▸ Given request: Pull out each line of the data that includes the word "this".

[Start of Input data]

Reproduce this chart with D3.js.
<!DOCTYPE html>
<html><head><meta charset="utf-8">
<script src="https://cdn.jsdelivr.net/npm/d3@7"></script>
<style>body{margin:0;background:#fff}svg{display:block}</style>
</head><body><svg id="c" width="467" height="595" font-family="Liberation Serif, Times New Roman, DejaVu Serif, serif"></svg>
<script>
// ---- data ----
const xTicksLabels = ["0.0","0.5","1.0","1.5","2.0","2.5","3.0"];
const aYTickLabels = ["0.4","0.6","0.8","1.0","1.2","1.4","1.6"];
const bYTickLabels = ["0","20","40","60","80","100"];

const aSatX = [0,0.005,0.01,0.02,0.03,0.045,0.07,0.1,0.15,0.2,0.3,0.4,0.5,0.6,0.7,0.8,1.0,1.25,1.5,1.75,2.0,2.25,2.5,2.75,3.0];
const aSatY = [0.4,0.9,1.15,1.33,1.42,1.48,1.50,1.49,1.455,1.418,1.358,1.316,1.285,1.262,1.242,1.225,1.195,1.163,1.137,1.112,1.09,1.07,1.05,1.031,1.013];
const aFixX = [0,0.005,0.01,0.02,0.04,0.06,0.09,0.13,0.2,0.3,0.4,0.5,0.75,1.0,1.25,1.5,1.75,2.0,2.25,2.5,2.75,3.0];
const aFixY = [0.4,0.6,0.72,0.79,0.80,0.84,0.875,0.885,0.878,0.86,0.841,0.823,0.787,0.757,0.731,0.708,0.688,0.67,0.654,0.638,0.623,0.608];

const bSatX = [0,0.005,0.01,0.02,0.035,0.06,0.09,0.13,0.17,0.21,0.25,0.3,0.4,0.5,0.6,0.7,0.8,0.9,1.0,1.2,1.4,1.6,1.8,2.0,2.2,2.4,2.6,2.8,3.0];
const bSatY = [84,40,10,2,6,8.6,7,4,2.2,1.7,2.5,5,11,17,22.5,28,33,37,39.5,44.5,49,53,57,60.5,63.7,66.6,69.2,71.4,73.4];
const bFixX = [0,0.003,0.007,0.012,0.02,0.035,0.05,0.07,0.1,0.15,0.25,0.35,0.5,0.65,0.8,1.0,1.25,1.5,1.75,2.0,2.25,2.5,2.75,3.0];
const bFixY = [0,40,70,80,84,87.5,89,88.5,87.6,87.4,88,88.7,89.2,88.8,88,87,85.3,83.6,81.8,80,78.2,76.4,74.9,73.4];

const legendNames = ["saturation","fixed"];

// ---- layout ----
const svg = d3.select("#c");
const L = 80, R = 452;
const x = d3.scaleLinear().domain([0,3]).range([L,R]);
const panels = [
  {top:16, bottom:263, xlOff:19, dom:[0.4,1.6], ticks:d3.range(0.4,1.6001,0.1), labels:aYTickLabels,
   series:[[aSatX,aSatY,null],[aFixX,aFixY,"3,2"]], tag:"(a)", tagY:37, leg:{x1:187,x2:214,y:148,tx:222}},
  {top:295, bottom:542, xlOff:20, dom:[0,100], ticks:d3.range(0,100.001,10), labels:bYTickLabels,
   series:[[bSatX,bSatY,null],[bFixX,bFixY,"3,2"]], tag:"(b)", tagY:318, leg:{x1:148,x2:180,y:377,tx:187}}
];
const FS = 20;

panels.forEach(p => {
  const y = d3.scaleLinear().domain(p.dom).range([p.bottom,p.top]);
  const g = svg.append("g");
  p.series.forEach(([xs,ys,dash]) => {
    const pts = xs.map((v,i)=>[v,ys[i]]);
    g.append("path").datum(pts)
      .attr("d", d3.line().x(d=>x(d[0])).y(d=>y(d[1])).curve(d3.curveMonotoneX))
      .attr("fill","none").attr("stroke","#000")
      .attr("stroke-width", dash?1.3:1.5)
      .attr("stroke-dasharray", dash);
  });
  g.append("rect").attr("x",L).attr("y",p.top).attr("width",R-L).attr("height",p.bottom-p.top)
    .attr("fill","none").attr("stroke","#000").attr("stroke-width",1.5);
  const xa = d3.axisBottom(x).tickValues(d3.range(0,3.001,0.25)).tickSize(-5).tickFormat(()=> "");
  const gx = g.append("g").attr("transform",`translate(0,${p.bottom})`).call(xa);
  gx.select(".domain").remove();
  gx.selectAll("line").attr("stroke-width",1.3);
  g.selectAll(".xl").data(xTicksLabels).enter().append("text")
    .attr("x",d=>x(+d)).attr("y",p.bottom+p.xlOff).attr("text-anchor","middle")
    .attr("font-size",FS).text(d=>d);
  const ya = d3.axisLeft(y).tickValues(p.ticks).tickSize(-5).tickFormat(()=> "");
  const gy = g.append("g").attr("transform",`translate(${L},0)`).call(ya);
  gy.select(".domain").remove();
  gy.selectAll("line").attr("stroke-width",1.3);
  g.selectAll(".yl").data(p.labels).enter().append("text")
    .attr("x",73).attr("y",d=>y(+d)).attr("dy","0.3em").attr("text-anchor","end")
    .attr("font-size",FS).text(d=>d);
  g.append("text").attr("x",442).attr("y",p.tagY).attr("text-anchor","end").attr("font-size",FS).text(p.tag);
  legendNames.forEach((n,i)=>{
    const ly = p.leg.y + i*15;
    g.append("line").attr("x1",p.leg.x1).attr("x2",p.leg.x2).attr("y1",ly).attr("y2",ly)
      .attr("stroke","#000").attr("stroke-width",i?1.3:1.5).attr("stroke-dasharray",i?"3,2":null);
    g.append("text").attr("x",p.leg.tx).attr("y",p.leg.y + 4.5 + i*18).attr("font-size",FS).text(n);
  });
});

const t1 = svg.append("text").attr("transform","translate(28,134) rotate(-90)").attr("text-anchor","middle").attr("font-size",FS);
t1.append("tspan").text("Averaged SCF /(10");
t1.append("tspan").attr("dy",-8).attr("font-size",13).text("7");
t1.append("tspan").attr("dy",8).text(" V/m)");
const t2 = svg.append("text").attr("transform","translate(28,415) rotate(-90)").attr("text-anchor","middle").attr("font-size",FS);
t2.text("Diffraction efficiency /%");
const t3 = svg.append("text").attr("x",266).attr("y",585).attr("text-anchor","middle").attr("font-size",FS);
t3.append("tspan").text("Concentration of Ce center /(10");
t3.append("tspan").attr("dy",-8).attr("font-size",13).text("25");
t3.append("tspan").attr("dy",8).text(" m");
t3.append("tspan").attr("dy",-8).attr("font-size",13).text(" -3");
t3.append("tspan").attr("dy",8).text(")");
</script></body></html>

[End of Input data]
[Start of Input data]

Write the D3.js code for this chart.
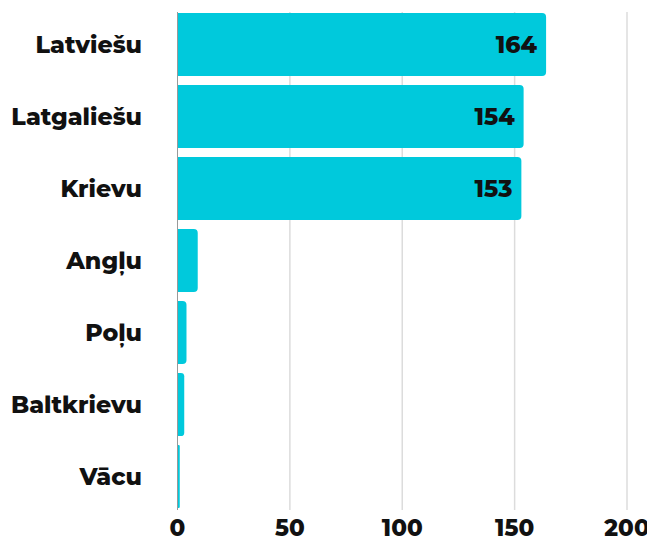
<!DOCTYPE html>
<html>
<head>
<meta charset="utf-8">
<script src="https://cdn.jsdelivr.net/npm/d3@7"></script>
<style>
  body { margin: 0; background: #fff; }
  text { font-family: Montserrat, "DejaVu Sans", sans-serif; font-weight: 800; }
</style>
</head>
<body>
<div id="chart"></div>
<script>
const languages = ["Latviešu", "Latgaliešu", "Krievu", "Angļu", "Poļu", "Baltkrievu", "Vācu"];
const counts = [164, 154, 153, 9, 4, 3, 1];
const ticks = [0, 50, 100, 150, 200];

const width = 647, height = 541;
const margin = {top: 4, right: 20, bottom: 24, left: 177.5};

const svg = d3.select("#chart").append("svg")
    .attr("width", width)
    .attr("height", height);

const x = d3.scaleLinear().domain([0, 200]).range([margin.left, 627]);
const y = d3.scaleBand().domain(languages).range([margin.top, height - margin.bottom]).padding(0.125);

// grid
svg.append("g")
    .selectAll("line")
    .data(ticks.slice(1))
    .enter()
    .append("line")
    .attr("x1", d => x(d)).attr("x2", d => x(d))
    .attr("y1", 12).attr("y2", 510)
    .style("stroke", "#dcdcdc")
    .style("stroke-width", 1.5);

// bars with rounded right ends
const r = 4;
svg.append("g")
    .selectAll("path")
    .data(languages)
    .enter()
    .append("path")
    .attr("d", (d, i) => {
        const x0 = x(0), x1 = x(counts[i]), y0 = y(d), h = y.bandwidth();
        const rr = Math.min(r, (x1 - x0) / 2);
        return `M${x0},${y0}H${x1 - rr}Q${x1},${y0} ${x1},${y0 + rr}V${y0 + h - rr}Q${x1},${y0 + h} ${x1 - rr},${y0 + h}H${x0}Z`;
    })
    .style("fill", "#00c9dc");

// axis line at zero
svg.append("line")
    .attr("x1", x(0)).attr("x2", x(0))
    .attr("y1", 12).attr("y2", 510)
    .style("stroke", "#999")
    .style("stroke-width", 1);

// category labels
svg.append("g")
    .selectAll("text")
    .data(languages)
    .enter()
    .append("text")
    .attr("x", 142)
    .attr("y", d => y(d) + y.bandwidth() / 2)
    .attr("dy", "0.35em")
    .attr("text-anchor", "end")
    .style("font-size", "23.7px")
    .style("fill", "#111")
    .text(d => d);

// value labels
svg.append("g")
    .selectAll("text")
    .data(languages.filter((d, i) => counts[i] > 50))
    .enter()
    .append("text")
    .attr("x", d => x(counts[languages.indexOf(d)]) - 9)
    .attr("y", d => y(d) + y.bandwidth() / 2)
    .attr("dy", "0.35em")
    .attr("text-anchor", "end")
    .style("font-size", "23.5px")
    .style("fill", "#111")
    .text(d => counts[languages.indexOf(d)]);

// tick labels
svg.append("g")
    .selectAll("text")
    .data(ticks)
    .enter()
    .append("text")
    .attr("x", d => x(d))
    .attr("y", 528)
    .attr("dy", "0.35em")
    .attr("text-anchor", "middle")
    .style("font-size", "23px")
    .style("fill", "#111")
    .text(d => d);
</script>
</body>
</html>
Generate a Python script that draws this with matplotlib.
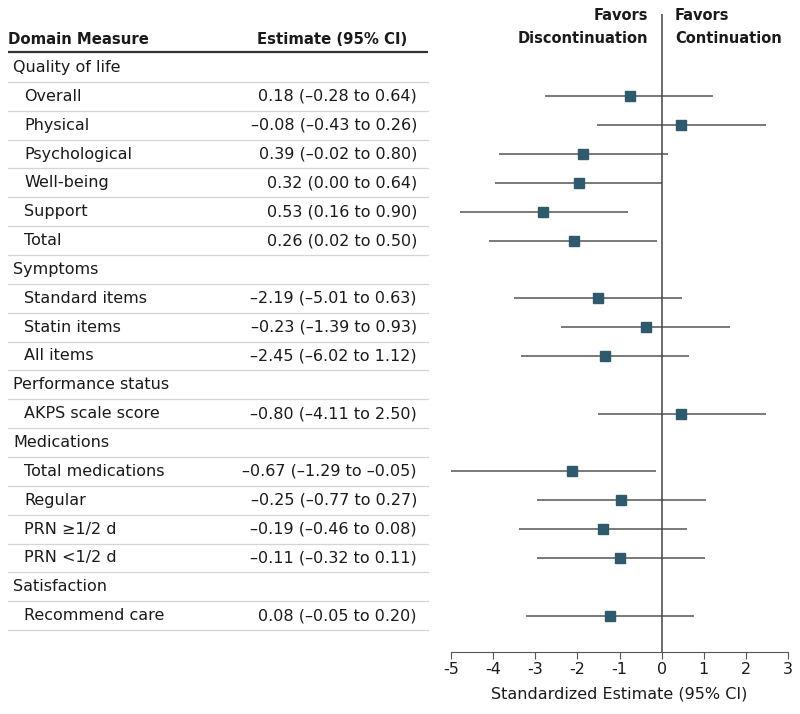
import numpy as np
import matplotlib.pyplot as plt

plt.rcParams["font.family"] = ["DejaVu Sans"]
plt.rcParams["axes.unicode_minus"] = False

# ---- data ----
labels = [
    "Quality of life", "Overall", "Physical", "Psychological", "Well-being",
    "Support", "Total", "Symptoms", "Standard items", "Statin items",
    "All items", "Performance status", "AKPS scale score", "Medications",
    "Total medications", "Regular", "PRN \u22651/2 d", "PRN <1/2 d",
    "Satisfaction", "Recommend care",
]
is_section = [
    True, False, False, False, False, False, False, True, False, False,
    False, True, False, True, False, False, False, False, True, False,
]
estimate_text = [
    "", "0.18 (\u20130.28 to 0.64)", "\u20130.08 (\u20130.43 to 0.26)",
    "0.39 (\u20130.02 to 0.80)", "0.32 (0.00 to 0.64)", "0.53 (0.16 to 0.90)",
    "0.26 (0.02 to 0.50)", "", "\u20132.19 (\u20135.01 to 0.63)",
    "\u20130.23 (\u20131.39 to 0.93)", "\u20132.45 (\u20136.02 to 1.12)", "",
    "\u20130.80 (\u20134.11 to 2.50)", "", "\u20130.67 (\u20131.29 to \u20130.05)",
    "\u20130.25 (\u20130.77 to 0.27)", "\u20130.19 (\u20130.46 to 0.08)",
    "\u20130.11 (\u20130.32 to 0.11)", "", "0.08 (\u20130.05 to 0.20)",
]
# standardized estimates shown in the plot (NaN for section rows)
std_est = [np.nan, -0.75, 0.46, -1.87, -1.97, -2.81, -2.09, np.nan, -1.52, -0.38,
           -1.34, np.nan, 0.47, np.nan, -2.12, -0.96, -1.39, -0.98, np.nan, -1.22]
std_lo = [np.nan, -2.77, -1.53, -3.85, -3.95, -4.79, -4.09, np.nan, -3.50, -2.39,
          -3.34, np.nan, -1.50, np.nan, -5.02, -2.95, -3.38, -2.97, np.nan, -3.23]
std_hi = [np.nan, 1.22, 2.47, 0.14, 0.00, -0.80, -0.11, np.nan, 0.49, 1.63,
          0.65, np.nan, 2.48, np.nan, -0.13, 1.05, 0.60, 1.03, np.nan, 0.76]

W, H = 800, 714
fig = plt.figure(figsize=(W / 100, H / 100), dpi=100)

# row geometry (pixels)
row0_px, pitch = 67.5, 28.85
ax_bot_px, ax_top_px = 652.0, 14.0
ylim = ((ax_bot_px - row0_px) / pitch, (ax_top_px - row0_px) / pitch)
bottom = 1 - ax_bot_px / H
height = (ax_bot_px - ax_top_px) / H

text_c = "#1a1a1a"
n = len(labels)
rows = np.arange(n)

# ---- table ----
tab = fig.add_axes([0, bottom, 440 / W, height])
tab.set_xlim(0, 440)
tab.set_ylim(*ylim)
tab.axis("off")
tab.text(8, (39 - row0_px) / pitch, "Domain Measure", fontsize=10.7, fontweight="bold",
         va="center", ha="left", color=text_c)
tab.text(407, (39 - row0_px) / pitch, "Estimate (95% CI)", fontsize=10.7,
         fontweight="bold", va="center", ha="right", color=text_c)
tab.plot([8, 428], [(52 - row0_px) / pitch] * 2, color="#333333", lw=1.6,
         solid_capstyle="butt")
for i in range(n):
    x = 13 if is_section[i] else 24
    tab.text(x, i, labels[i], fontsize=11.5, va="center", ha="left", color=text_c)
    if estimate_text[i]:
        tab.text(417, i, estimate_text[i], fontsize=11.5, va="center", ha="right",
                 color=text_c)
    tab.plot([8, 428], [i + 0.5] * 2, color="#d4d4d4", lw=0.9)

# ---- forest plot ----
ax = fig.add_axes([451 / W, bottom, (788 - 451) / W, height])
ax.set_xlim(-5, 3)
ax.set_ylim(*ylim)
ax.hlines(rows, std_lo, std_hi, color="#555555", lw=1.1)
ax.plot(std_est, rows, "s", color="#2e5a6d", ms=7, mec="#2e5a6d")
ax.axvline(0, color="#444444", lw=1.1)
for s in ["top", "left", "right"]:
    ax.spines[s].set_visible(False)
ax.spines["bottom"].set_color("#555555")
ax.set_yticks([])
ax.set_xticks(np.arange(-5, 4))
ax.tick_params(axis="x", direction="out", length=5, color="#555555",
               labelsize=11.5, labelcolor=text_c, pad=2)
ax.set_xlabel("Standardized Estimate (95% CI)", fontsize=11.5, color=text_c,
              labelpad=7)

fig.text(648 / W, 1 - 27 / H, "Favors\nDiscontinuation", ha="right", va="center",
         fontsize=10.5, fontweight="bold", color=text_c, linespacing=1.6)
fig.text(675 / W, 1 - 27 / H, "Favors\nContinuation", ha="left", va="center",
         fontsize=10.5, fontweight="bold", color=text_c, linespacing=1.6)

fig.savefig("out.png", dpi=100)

[End of Input data]
[Start of Input data]

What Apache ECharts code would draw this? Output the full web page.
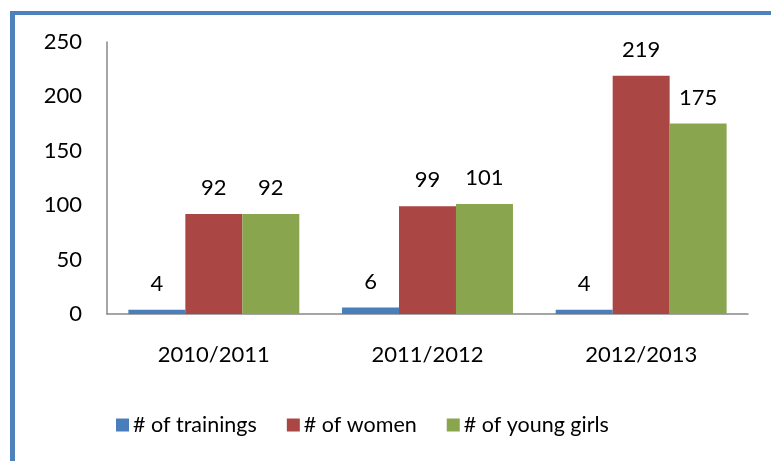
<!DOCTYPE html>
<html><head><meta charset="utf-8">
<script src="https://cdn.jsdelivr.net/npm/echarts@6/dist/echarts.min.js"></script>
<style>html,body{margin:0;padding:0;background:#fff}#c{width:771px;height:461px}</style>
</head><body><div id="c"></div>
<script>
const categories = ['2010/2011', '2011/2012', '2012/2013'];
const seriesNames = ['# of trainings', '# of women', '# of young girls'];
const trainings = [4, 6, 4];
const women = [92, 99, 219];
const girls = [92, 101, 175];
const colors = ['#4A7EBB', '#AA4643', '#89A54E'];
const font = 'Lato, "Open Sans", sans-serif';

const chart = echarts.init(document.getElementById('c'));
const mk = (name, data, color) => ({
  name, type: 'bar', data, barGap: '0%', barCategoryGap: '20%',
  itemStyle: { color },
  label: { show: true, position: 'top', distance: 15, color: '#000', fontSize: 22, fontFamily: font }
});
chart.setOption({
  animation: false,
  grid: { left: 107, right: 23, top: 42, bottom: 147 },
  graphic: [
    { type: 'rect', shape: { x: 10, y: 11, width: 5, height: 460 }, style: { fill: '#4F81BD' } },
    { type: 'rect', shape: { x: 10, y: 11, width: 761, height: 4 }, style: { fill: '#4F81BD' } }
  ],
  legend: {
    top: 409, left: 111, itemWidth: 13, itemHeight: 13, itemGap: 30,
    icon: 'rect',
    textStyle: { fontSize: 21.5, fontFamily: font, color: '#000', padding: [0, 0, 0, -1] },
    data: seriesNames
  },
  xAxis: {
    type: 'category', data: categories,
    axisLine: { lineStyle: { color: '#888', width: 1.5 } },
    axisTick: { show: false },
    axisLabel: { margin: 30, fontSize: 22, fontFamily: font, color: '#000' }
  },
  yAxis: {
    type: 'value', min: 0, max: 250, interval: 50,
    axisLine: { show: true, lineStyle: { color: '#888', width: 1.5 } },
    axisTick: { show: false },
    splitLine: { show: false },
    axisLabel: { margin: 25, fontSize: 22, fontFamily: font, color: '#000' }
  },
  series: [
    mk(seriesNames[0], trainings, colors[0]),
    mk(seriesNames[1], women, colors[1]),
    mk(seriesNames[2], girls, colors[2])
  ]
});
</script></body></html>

[End of Input data]

▸ Task result:
Reproduce this chart with D3.js.
Write the D3.js code for this chart.
Generate a Python script that draws this with matplotlib.
What Apache ECharts code would draw this? Output the full web page.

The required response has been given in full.